You want increased reads/writes go with RAID0.

Anyway.. will it really be that bad if the two speeds are different?
You can mix any drives you want but the array will take all of the performance and space values of the lowest performing/smallest drive in the array.

I would not use a Green (slow) drive for booting.
 
Sorry Bud.

I guess I'm trying to help to many people at the same time and it's all getting too confusing.

I'm sure someone else can help you with this.
 
I think you confused the whole thread and everybody reading..

I was originally just asking peoples opinions on mixing two hard drives of different rotational speeds into a RAID 1 array.

I'm quite familiar with the different levels of raid and how each one operates.
 
Why am I reading all over the web that RAID 1 can give increased read speeds?

Theoretically it can but it depends on whether the implementation supports this feature.

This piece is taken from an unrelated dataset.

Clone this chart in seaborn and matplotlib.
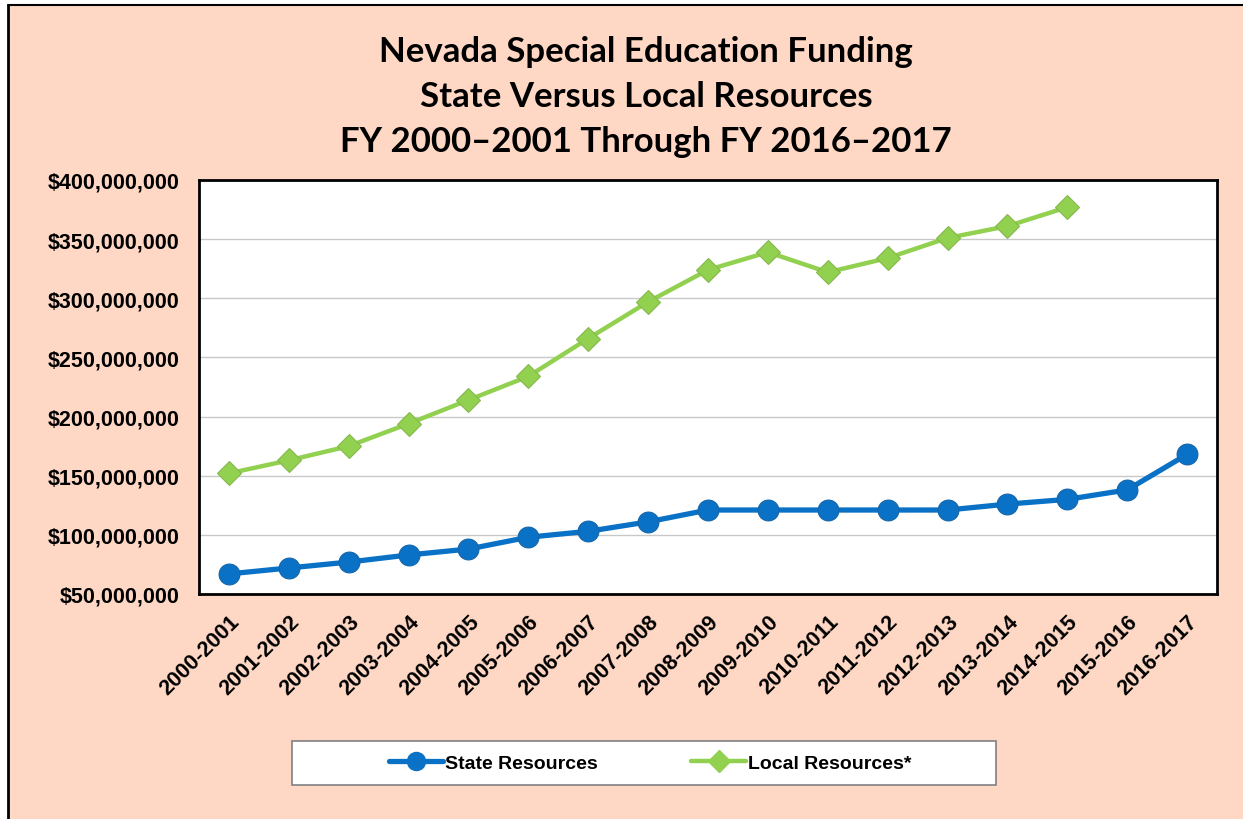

Most fakeraid will not and also I would expect windows software raid to not have this feature.
 
I can accept that but it's not a normal RAID1 and will probably only confuse many that aren't familiar with RAID arrays.

Actually, it is normal RAID 1, if by normal RAID 1 you mean a mirror, with 2 or more identical drives. I am not talking about any special RAID format (Red Falcon, RAID 1.5? You're nuts! :rolleyes:)

Just think about it. You have identical data on both drives. If you need to do a 1GB sequential read, you might divide it into 1MB pieces, and read the first MB from the first disk, the second MB from the second disk, third from the first disk, and so on. But doing it in parallel gets you nearly twice the transfer rate. If it is done right. You'd actually want to try to choose the I/O size to minimize rotational latency as you "skip" to the next read. But even without that, you can get a big performance boost if you use large transfers.

Also, as I mentioned before, it can speed up your random reads. By distributing the reads among the drives, you can nearly double your IOPS.

But only a few RAID1 systems are sophisticated enough to take advantage of it. Areca for example. All of them COULD do it, though, if they were programmed that way.